### AIM OF THE TASK:
Below is a listing. Quote from it, exactly, the lines from the one containing "Convert this chart to Plotly.js code." down to the one containing "return 1 - y", both ends included, and nothing else.

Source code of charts
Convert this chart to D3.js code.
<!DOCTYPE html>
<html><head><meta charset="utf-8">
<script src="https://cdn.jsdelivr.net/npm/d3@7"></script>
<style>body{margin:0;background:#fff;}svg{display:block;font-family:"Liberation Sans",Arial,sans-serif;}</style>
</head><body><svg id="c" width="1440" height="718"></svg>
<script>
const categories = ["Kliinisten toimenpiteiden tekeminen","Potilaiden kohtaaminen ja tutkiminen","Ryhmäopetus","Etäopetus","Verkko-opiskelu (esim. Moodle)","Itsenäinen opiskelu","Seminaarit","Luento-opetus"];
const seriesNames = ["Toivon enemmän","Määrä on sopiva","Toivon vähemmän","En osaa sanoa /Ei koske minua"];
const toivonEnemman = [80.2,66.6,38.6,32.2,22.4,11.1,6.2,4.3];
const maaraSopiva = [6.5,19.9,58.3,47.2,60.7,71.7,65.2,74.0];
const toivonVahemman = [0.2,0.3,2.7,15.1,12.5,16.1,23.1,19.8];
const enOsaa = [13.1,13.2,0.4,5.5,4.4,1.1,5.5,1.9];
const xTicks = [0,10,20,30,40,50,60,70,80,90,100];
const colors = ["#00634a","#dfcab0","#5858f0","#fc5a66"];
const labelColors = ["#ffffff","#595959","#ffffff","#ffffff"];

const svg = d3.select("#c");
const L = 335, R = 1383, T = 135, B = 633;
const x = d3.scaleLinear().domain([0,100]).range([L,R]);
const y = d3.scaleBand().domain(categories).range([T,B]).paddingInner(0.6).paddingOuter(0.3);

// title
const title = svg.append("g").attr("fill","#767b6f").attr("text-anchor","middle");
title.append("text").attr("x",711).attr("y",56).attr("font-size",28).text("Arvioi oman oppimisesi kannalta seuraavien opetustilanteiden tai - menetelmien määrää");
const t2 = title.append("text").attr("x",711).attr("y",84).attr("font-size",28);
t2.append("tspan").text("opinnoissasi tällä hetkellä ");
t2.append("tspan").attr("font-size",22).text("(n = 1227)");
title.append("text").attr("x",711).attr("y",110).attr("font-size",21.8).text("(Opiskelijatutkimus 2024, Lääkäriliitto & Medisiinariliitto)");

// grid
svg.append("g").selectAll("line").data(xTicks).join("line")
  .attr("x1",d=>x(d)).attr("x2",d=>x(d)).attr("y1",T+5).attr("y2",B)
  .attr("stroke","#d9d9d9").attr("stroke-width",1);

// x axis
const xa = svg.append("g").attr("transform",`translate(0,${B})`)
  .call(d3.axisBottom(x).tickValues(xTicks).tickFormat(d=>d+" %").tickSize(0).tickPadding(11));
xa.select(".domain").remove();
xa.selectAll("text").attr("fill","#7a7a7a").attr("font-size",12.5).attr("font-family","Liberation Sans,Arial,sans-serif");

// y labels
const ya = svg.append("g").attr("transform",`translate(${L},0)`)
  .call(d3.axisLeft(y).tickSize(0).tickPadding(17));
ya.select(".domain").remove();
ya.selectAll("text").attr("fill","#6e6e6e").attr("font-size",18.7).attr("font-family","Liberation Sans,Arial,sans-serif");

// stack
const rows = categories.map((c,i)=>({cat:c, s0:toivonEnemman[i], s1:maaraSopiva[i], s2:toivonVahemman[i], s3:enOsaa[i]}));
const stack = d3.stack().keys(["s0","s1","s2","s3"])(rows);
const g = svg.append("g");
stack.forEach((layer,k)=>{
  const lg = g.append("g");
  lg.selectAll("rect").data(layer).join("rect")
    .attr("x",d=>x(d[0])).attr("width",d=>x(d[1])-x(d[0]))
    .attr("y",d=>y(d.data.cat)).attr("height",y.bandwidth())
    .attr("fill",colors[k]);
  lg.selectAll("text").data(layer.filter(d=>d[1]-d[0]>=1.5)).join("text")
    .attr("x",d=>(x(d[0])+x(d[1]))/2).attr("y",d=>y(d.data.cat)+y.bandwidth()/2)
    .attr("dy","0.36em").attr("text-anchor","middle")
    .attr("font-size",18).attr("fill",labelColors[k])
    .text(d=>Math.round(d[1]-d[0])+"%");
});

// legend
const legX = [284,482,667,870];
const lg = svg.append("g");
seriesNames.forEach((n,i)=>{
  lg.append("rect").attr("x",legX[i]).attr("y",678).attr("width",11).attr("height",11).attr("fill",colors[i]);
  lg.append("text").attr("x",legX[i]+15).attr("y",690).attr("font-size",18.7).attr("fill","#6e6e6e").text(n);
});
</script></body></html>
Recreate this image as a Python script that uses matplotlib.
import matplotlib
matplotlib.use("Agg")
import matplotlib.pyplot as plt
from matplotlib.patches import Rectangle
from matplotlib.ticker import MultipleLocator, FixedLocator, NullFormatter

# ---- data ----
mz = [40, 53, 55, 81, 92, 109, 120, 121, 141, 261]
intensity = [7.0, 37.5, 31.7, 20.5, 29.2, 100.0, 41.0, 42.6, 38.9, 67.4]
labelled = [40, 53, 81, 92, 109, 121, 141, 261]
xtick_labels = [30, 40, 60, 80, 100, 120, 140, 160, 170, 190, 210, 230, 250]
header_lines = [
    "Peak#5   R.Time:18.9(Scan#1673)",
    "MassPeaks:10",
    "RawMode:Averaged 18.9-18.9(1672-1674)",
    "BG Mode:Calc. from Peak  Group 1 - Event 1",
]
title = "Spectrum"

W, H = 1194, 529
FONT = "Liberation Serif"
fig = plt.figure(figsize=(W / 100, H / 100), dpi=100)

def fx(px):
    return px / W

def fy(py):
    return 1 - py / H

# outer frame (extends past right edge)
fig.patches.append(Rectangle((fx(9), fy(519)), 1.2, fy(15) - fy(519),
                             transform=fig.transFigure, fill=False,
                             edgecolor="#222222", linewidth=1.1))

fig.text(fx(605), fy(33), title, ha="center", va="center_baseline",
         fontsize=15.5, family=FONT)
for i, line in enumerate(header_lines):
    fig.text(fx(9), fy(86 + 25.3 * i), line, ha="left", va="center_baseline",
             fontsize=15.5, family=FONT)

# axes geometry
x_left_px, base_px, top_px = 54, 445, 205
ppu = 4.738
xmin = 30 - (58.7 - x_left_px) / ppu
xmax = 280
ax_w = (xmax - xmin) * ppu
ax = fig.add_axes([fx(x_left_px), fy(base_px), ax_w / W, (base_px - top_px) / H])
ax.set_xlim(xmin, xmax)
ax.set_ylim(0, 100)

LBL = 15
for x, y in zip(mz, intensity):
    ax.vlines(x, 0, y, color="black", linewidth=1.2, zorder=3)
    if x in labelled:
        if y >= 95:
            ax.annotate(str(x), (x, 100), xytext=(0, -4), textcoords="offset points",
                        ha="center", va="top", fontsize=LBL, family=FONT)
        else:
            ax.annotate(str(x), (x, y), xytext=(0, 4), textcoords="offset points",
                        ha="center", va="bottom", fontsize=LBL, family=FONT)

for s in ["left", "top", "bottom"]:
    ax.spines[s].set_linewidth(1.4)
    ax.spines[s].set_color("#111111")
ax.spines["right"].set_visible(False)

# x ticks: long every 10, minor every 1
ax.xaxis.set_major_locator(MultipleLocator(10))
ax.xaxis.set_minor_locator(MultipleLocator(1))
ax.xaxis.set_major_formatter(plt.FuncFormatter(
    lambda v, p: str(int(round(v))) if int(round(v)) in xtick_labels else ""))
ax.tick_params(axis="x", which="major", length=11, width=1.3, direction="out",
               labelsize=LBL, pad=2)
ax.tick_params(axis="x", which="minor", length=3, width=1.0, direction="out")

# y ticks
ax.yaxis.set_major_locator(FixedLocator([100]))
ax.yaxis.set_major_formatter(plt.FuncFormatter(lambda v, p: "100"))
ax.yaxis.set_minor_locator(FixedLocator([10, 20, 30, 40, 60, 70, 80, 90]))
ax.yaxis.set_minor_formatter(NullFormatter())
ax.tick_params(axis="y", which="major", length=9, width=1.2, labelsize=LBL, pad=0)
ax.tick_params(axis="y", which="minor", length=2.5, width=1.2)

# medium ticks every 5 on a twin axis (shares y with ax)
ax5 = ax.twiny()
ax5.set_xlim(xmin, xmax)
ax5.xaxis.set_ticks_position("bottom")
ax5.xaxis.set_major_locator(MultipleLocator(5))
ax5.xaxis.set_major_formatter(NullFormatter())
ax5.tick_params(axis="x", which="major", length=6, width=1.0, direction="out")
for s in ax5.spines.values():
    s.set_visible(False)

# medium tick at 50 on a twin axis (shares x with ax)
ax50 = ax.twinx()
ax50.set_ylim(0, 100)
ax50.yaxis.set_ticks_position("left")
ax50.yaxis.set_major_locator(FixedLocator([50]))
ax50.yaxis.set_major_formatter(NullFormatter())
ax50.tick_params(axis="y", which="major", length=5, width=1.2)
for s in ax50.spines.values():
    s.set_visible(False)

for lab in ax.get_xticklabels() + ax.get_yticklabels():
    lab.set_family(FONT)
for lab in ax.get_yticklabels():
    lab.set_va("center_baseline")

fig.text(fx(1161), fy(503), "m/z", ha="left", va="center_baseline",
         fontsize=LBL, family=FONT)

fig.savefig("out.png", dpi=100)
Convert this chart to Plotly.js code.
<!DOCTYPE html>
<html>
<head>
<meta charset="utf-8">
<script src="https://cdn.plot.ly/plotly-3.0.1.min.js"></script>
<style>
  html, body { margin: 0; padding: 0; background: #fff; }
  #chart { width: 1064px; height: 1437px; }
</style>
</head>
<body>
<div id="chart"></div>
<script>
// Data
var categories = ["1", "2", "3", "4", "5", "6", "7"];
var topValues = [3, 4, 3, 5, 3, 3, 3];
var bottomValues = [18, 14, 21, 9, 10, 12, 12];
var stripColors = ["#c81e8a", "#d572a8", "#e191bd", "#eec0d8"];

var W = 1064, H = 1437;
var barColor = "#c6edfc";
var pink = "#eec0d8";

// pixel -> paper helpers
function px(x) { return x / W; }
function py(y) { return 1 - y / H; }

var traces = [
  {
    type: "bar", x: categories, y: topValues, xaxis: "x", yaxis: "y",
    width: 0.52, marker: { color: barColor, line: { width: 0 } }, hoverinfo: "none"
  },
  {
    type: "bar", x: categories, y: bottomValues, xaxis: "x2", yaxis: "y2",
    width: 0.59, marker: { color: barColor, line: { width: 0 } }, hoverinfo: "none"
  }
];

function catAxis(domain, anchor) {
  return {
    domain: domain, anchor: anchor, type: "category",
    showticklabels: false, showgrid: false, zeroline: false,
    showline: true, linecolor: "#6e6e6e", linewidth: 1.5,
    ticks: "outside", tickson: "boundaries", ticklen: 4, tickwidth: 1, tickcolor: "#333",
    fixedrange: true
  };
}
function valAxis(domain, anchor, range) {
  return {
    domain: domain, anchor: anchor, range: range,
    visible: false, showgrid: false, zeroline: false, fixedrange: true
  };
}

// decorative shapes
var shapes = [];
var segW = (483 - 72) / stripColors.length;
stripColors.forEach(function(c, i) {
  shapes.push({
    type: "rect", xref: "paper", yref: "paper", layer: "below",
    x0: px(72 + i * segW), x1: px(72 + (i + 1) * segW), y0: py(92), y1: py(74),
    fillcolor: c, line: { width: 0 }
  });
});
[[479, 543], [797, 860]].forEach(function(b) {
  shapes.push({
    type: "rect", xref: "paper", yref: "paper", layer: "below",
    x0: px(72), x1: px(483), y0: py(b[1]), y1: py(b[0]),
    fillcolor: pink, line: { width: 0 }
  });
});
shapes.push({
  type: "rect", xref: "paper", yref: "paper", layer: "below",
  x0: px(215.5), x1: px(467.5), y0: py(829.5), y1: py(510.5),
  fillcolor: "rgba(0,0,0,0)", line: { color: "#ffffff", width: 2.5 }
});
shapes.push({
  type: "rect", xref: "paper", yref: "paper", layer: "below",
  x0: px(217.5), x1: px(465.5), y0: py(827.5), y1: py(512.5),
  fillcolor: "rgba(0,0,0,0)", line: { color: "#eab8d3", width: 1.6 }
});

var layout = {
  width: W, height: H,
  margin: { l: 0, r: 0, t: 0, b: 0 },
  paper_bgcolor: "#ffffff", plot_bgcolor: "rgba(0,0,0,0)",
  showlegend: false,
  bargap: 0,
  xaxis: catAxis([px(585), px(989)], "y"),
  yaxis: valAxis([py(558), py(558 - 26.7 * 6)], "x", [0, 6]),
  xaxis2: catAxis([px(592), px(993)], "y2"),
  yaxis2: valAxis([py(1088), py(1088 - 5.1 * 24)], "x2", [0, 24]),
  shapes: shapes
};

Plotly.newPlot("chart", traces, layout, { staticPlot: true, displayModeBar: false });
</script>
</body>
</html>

### ANSWER TO THE EXERCISE:
Convert this chart to Plotly.js code.
<!DOCTYPE html>
<html>
<head>
<meta charset="utf-8">
<script src="https://cdn.plot.ly/plotly-3.0.1.min.js"></script>
<style>
  html, body { margin: 0; padding: 0; background: #fff; }
  #chart { width: 1064px; height: 1437px; }
</style>
</head>
<body>
<div id="chart"></div>
<script>
// Data
var categories = ["1", "2", "3", "4", "5", "6", "7"];
var topValues = [3, 4, 3, 5, 3, 3, 3];
var bottomValues = [18, 14, 21, 9, 10, 12, 12];
var stripColors = ["#c81e8a", "#d572a8", "#e191bd", "#eec0d8"];

var W = 1064, H = 1437;
var barColor = "#c6edfc";
var pink = "#eec0d8";

// pixel -> paper helpers
function px(x) { return x / W; }
function py(y) { return 1 - y / H; }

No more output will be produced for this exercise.